During these years his first texts were published in The Edinburgh University Magazine (1871) and The Portofolio (1873). Stevenson's favourite books, which influenced his imagination and thinking, were Shakespeare's Hamlet, Vicomte de Bragelone, and Walt Whitman's Leaves of Grass.
Instead of practicing law, Stevenson wrote travel sketches and short stories for magazines.
In 1879 Stevenson moved to California with Fanny Osbourne, girl met in France. They married in 1880 and after a brief stay at Calistoga they returned to Scotland; then, they moved often in search of better climates.
Stevenson gained first fame with the romantic adventure story TREASURE ISLAND, which appeared in 1883. Among his other popular works there are KIDNAPPED (1886), THE STRANGE CASE OF DR. JEKYLL AND MR. HYDE (1886), and MASTER OF BALLANTRAE (1889). He also contributed to various periodicals.
From the late 1880s Stevenson lived with his family in the South Seas, in Samoa. Fascinated by the Polynesian culture, Stevenson wrote several letters to The Times and published novels THE BEACH OF FALESA (1893) and THE EBB-TIDE (1894), which condemned the European colonial exploitation. Stevenson died on December 3 1894 in Vailima, Samoa. His last work, WEIR OF HERMISTON (1896), was left unfinished.
First edition: Kidnapped was written by Stevenson in 1886 and the first edition for the publishing house Longman has happened in 1988.
Setting of the story: The happenings, and even some of the people, in this story are not all imaginary. The actions takes place in Scotland, in the summer of 1751.
Description of the main characters:
• David Balfour was a young orphan man of the Lowlands, the southern part of Scotland. He’s the protagonist of this story and his function is to serve like a cabin boy. He passes thousand adventures with his friend Alan, meet on the ship.
• Alan Breck Stewart is an excellent swordsman and guide; he is a Jacobite, and believes that the Scottish Stuarts should are the true kings of England.
His primary role is to guide David through the wilds of Scotland and he teaches David how to survive.
• Ebenezer is David’s uncle. He is younger than David's father but he looks much older. He lives alone and he is rich but he is so miserly that allows the House of Shaws to deteriorate into squalor. Ebenezer is very avid and cruel!
The others characters in the story are: Captain Hoseason, the captain of the ship Covenant, Mr. Campbell who takes care of David after the death of his father, Mr. Rankeillor, David Balfour's lawyer, Colin Campbell of Glenure, the king of a clan in the Highlands and James of the Glens, the leader of the Stewart clan.

Plot: Kidnapped tells the story of David Balfour, a seventeen year-old orphan of the Lowlands, the southern part of Scotland. Before he leaves Edinburgh, he meets his guardian, Mr. Campbell who reveals that David has an uncle, Ebenezer Balfour. He is very happy to know this and decides to go to Cramond, where his uncle lives.

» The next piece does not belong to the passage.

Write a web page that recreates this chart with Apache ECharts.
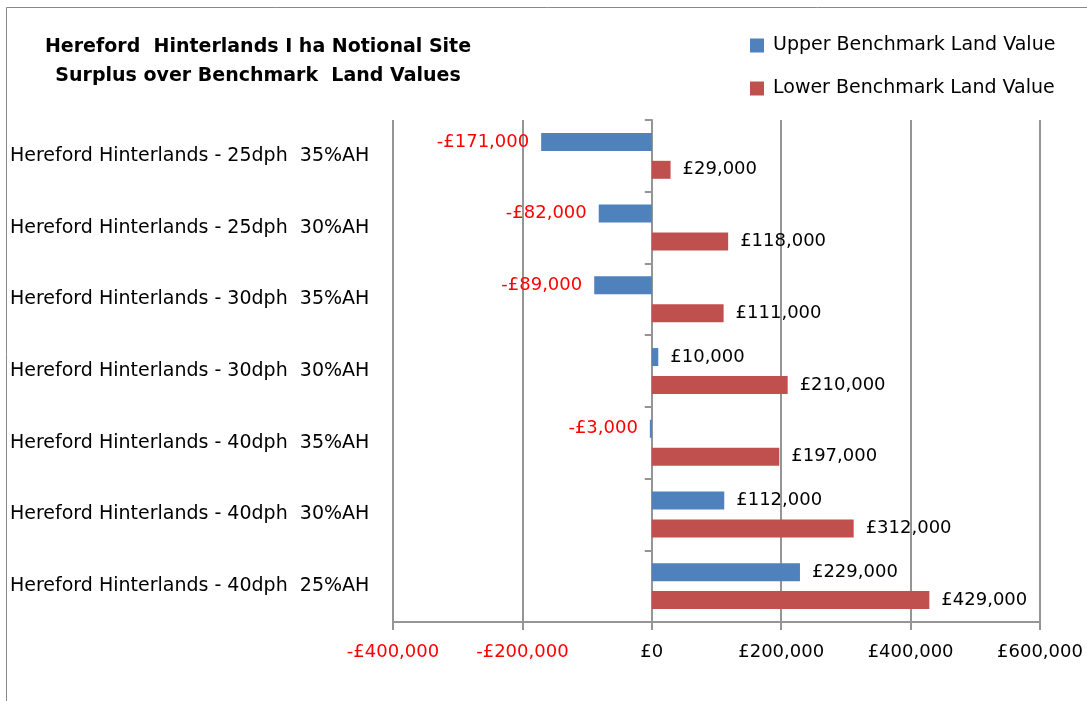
<!DOCTYPE html>
<html>
<head>
<meta charset="utf-8">
<script src="https://cdn.jsdelivr.net/npm/echarts@6/dist/echarts.min.js"></script>
<style>
html,body{margin:0;padding:0;background:#fff;}
#c{width:1087px;height:701px;}
</style>
</head>
<body>
<div id="c"></div>
<script>
var categories = [
  'Hereford Hinterlands - 25dph  35%AH',
  'Hereford Hinterlands - 25dph  30%AH',
  'Hereford Hinterlands - 30dph  35%AH',
  'Hereford Hinterlands - 30dph  30%AH',
  'Hereford Hinterlands - 40dph  35%AH',
  'Hereford Hinterlands - 40dph  30%AH',
  'Hereford Hinterlands - 40dph  25%AH'
];
var upperValues = [-171000, -82000, -89000, 10000, -3000, 112000, 229000];
var lowerValues = [29000, 118000, 111000, 210000, 197000, 312000, 429000];
var xTicks = {min: -400000, max: 600000, interval: 200000};

var FONT = 'DejaVu Sans';
var LINE = '#959595';
function money(v) {
  var s = Math.abs(v).toString().replace(/\B(?=(\d{3})+(?!\d))/g, ',');
  return (v < 0 ? '-£' : '£') + s;
}
function buildData(vals) {
  return vals.map(function (v) {
    return {
      value: v,
      label: {
        position: v < 0 ? 'left' : 'right',
        color: v < 0 ? '#FF0000' : '#000000'
      }
    };
  });
}

var chart = echarts.init(document.getElementById('c'));
chart.setOption({
  animation: false,
  title: {
    text: 'Hereford  Hinterlands I ha Notional Site\nSurplus over Benchmark  Land Values',
    left: 253,
    top: 28,
    textAlign: 'center',
    textStyle: {fontFamily: FONT, fontSize: 19, fontWeight: 'bold', color: '#000', lineHeight: 29}
  },
  legend: {
    orient: 'vertical',
    left: 745,
    top: 31,
    itemWidth: 14,
    itemHeight: 14,
    itemGap: 24,
    icon: 'rect',
    textStyle: {fontFamily: FONT, fontSize: 19, color: '#000', padding: [0, 0, 0, 4]},
    data: ['Upper Benchmark Land Value', 'Lower Benchmark Land Value']
  },
  graphic: [{
    type: 'rect',
    shape: {x: 6.5, y: 7.5, width: 1200, height: 800},
    style: {fill: 'none', stroke: '#898989', lineWidth: 1},
    silent: true
  }],
  grid: {left: 393, right: 47, top: 120, bottom: 79, containLabel: false, outerBoundsMode: 'none'},
  xAxis: {
    type: 'value',
    min: xTicks.min,
    max: xTicks.max,
    interval: xTicks.interval,
    axisLine: {show: true, lineStyle: {color: LINE, width: 2}},
    axisTick: {show: true, length: 8, lineStyle: {color: LINE, width: 2}},
    splitLine: {show: true, lineStyle: {color: LINE, width: 2}},
    axisLabel: {
      fontFamily: FONT, fontSize: 18, margin: 21, hideOverlap: false,
      formatter: function (v) { return money(v); },
      color: function (v) { return Number(v) < 0 ? '#FF0000' : '#000000'; }
    }
  },
  yAxis: [{
    type: 'category',
    inverse: true,
    data: categories,
    axisLine: {show: true, onZero: true, lineStyle: {color: LINE, width: 2}},
    axisTick: {show: true, length: 7, lineStyle: {color: LINE, width: 2}},
    splitLine: {show: false},
    axisLabel: {show: false}
  }, {
    type: 'category',
    inverse: true,
    position: 'left',
    data: categories,
    axisLine: {show: false, onZero: false},
    axisTick: {show: false},
    splitLine: {show: false},
    axisLabel: {fontFamily: FONT, fontSize: 19, color: '#000', align: 'left', margin: 383, width: 380, overflow: 'none'}
  }],
  series: [{
    name: 'Upper Benchmark Land Value',
    type: 'bar',
    yAxisIndex: 0,
    data: buildData(upperValues),
    barWidth: 18,
    barGap: '55%',
    itemStyle: {color: '#4F81BD'},
    label: {show: true, fontFamily: FONT, fontSize: 18, distance: 12, formatter: function (p) { return money(p.value); }}
  }, {
    name: 'Lower Benchmark Land Value',
    type: 'bar',
    yAxisIndex: 0,
    data: buildData(lowerValues),
    barWidth: 18,
    barGap: '55%',
    itemStyle: {color: '#C0504D'},
    label: {show: true, fontFamily: FONT, fontSize: 18, distance: 12, formatter: function (p) { return money(p.value); }}
  }]
});
</script>
</body>
</html>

David walks two days to Edinburgh, and soon arrives to Cramond. His Uncle Ebenezer seems particularly ill regarded by the community, and is in fact the only occupant of the house.

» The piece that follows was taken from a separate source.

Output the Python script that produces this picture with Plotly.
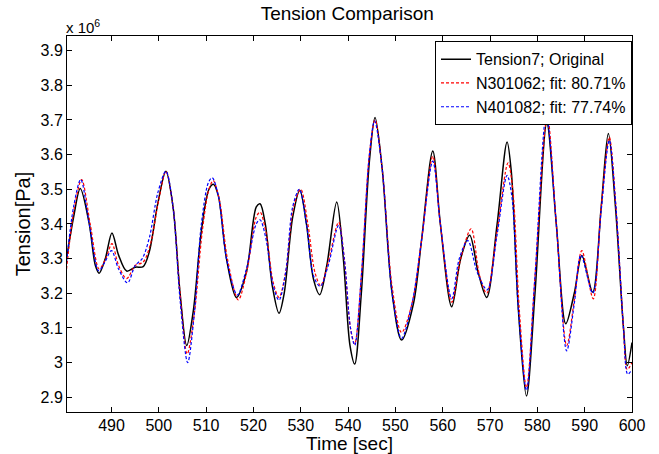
import plotly.graph_objects as go

# Time [sec] and tension [x1e6 Pa] values
t_orig = [480.5, 482.0, 483.4, 485.3, 486.6, 487.4, 488.7, 490.1, 491.5, 493.2, 495.0, 496.7, 498.0, 499.8,
          501.5, 503.0, 504.5, 505.9, 507.3, 509.0, 510.6, 511.6, 512.6, 514.3, 516.4, 518.5, 520.6, 521.4,
          522.5, 524.0, 525.4, 526.5, 528.3, 529.8, 531.2, 532.7, 534.0, 535.5, 537.6, 539.0, 540.4, 541.4,
          542.8, 544.5, 545.7, 547.2, 549.3, 551.3, 553.8, 555.5, 557.9, 559.5, 561.9, 563.8, 565.7, 567.5,
          569.3, 571.5, 573.6, 574.5, 576.0, 577.7, 579.5, 582.0, 584.0, 586.0, 587.8, 589.4, 591.7, 593.5,
          595.0, 596.5, 598.2, 599.0, 600.0]
v_orig = [3.30, 3.42, 3.502, 3.40, 3.28, 3.258, 3.30, 3.374, 3.31, 3.264, 3.275, 3.277, 3.32, 3.46,
          3.552, 3.45, 3.20, 3.049, 3.15, 3.38, 3.50, 3.514, 3.48, 3.30, 3.188, 3.26, 3.449, 3.458,
          3.40, 3.22, 3.142, 3.20, 3.42, 3.497, 3.40, 3.24, 3.196, 3.28, 3.463, 3.30, 3.05, 2.996,
          3.20, 3.58, 3.707, 3.56, 3.20, 3.065, 3.169, 3.35, 3.61, 3.40, 3.161, 3.30, 3.367, 3.26,
          3.188, 3.40, 3.636, 3.55, 3.15, 2.904, 3.20, 3.69, 3.40, 3.112, 3.20, 3.309, 3.203, 3.45,
          3.661, 3.45, 3.10, 2.991, 3.058]

t_n3 = [480.5, 482.2, 483.7, 485.5, 487.4, 488.8, 490.1, 491.5, 493.2, 495.0, 496.7, 498.2, 500.0,
        501.5, 503.0, 504.5, 506.0, 507.5, 509.2, 510.6, 511.5, 512.8, 514.5, 516.8, 518.7, 520.6, 521.4,
        522.6, 524.2, 525.4, 526.8, 528.5, 530.0, 531.5, 533.0, 534.2, 535.8, 538.0, 539.2, 540.5, 541.4,
        542.8, 544.5, 545.7, 547.2, 549.3, 551.3, 553.5, 555.5, 557.9, 559.5, 561.9, 563.8, 566.0, 567.8,
        569.3, 571.5, 573.8, 574.8, 576.2, 577.7, 579.5, 582.1, 584.0, 586.2, 587.8, 589.4, 591.8, 593.5,
        595.2, 596.6, 598.2, 599.0, 600.0]
v_n3 = [3.27, 3.45, 3.528, 3.40, 3.27, 3.30, 3.343, 3.28, 3.242, 3.28, 3.29, 3.34, 3.47,
        3.552, 3.45, 3.20, 3.025, 3.14, 3.38, 3.50, 3.525, 3.47, 3.30, 3.181, 3.27, 3.42, 3.434,
        3.38, 3.23, 3.188, 3.26, 3.45, 3.50, 3.40, 3.26, 3.222, 3.29, 3.405, 3.30, 3.10, 3.054,
        3.25, 3.60, 3.70, 3.56, 3.22, 3.087, 3.17, 3.35, 3.595, 3.40, 3.174, 3.30, 3.386, 3.25,
        3.20, 3.38, 3.576, 3.50, 3.15, 2.928, 3.25, 3.709, 3.40, 3.049, 3.18, 3.323, 3.184, 3.45,
        3.65, 3.45, 3.10, 2.98, 3.00]

t_n4 = [480.5, 482.0, 483.5, 485.3, 487.3, 488.6, 490.0, 491.5, 493.4, 495.0, 496.5, 498.0, 499.8,
        501.5, 503.0, 504.5, 506.1, 507.5, 509.0, 510.5, 511.3, 512.6, 514.3, 516.6, 518.5, 520.6, 521.4,
        522.6, 524.2, 525.4, 526.8, 528.3, 529.7, 531.2, 532.7, 534.1, 535.8, 538.0, 539.2, 540.5, 541.4,
        542.8, 544.5, 545.6, 547.2, 549.3, 551.3, 553.5, 555.5, 557.9, 559.5, 561.9, 563.5, 565.3, 567.3,
        569.4, 571.5, 573.6, 574.6, 576.0, 577.7, 579.5, 581.9, 584.0, 586.2, 587.8, 589.2, 591.7, 593.5,
        595.2, 596.6, 598.2, 599.1, 600.0]
v_n4 = [3.29, 3.45, 3.528, 3.40, 3.265, 3.29, 3.323, 3.27, 3.23, 3.28, 3.30, 3.36, 3.49,
        3.552, 3.45, 3.18, 3.00, 3.14, 3.40, 3.52, 3.533, 3.48, 3.30, 3.195, 3.27, 3.40, 3.412,
        3.36, 3.22, 3.18, 3.26, 3.45, 3.50, 3.40, 3.25, 3.22, 3.28, 3.396, 3.30, 3.10, 3.05,
        3.25, 3.60, 3.697, 3.56, 3.20, 3.07, 3.17, 3.35, 3.581, 3.40, 3.184, 3.30, 3.352, 3.26,
        3.21, 3.37, 3.54, 3.48, 3.15, 2.92, 3.25, 3.714, 3.40, 3.034, 3.17, 3.31, 3.20, 3.44,
        3.641, 3.45, 3.10, 2.967, 2.98]

x_ticks = [490, 500, 510, 520, 530, 540, 550, 560, 570, 580, 590, 600]
y_ticks = [2.9, 3.0, 3.1, 3.2, 3.3, 3.4, 3.5, 3.6, 3.7, 3.8, 3.9]
y_tick_text = ["2.9", "3", "3.1", "3.2", "3.3", "3.4", "3.5", "3.6", "3.7", "3.8", "3.9"]

SCALE = 1e6
FONT = "Liberation Sans, Arial, sans-serif"

fig = go.Figure()
fig.add_trace(go.Scatter(x=t_orig, y=[v * SCALE for v in v_orig], mode="lines",
                         name="Tension7; Original",
                         line=dict(color="black", width=1.5, shape="spline", smoothing=0.9)))
fig.add_trace(go.Scatter(x=t_n3, y=[v * SCALE for v in v_n3], mode="lines",
                         name="N301062; fit: 80.71%",
                         line=dict(color="red", width=1.2, dash="3px,2px", shape="spline", smoothing=0.9)))
fig.add_trace(go.Scatter(x=t_n4, y=[v * SCALE for v in v_n4], mode="lines",
                         name="N401082; fit: 77.74%",
                         line=dict(color="blue", width=1.2, dash="3px,2px", shape="spline", smoothing=0.9)))

axis_common = dict(showline=True, linecolor="black", linewidth=1, mirror="ticks",
                   ticks="inside", ticklen=5, tickcolor="black", showgrid=False, zeroline=False,
                   automargin=False,
                   tickfont=dict(family=FONT, size=16, color="black"))

fig.update_layout(
    width=659, height=454,
    margin=dict(l=67, r=27, t=36, b=42),
    paper_bgcolor="white", plot_bgcolor="white",
    font=dict(family=FONT, color="black"),
    title=dict(text="Tension Comparison", x=0.527, xanchor="center", y=0.986, yanchor="top",
               font=dict(family=FONT, size=19, color="black")),
    xaxis=dict(range=[480.6, 600], tickvals=x_ticks, ticklabelstandoff=-1,
               title=dict(text="Time [sec]", font=dict(family=FONT, size=19), standoff=2),
               **axis_common),
    yaxis=dict(range=[2.8575 * SCALE, 3.942 * SCALE], tickvals=[v * SCALE for v in y_ticks],
               ticktext=y_tick_text,
               title=dict(text="Tension[Pa]", font=dict(family=FONT, size=20), standoff=4),
               **axis_common),
    legend=dict(x=1, y=0.986, xanchor="right", yanchor="top", bgcolor="white",
                bordercolor="black", borderwidth=1, font=dict(family=FONT, size=16),
                tracegroupgap=0, itemwidth=30),
    showlegend=True,
)

fig.add_annotation(text="x 10<sup>6</sup>", xref="paper", yref="paper", x=0, y=1, xanchor="left",
                   yanchor="bottom", showarrow=False, font=dict(family=FONT, size=15, color="black"),
                   xshift=-3, yshift=-2)

fig.write_html("out.html")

His uncle gives him a cold welcome but he treats David very badly, and seems very interested in the death of David's father.
Time passes and a cabin boy, Ransome, arrives at the House of Shaws. He has been sent by Captain Hoseason of the Covenant (a ship). Hoseason want to see Ebenezer, so the old man decides to go to the port with Ransome and David. David is very interested in seeing the ships at the port.
After having talked whit Ebenezer, Hoseason asks to speak to David on the boat; once he is on, the boat departs and the sailors knock David unconscious. On the ship, David becomes the new cabin boy.
After a few days at this new job, the Covenant strikes and sinks another boat. One man survives, a strange Highland man dressed with clothes of a French soldier called Alan Breck Stewart.
David knows that the officers are plotting to murder the stranger so he tells him.
Alan and David successfully defend the Round-House from the sailors killing some of them.
Alan, impressed of David's courage, gives him a silver button from his coat. The captain and Alan negotiate, and the captain agrees to drop the two young men near Linnhe Loch.
On the way, however, the ship strikes some rocks and goes down. David escapes and finds himself on an unknown island.
David then stays at a house, and discovers that Alan himself passed through and he left an instruction: David must go to Alan's homeland of Appin.
When the young man arrives in Appin, he meets a group of four men on horseback. One of the men is Colin Campbell, the King's Regent for that area.
As David speaks with the boss, he is suddenly shot and killed by an unknown assailant. One of the people on horseback accuses David of distracting Campbell, and just as soldiers are about to apprehend David he is pulled away by Alan. The two men, now suspects in the murder, flee to the woods.
David and Alan finally, after thousand adventures and difficulties, return home where they meet David family's lawyer, Mr. Rankeillor. Rankeillor believes their story and help David to play a trick to his uncle Ebenezer.
The story ends with the arrest of the avid uncle and the happiness of David who inherits all the money.
Narrative notes: In the book there are ample descriptive parts and dialogues. The narration of the facts is situated to the beginning of every chapter
Narrator: In the text we have a first person narrator who tells us the course of facts.
Message of the book: I believe that the message in this story is: people can do everything for money. In this case, Ebenezer pay £ 20 to “send” David in the Carolinas for work in the coffee's plantations; in this way he could receive all the inheritance.
Personal opinion: This book is a famous masterpiece of Stevenson but I don’t like it. Sometimes, the narration is boring and it is written with a difficulty and wanted language.
In the text there aren’t elements that make it charming.
I prefer the mysterious and fascinating story of Dr Jekyll and Mr. Hyde!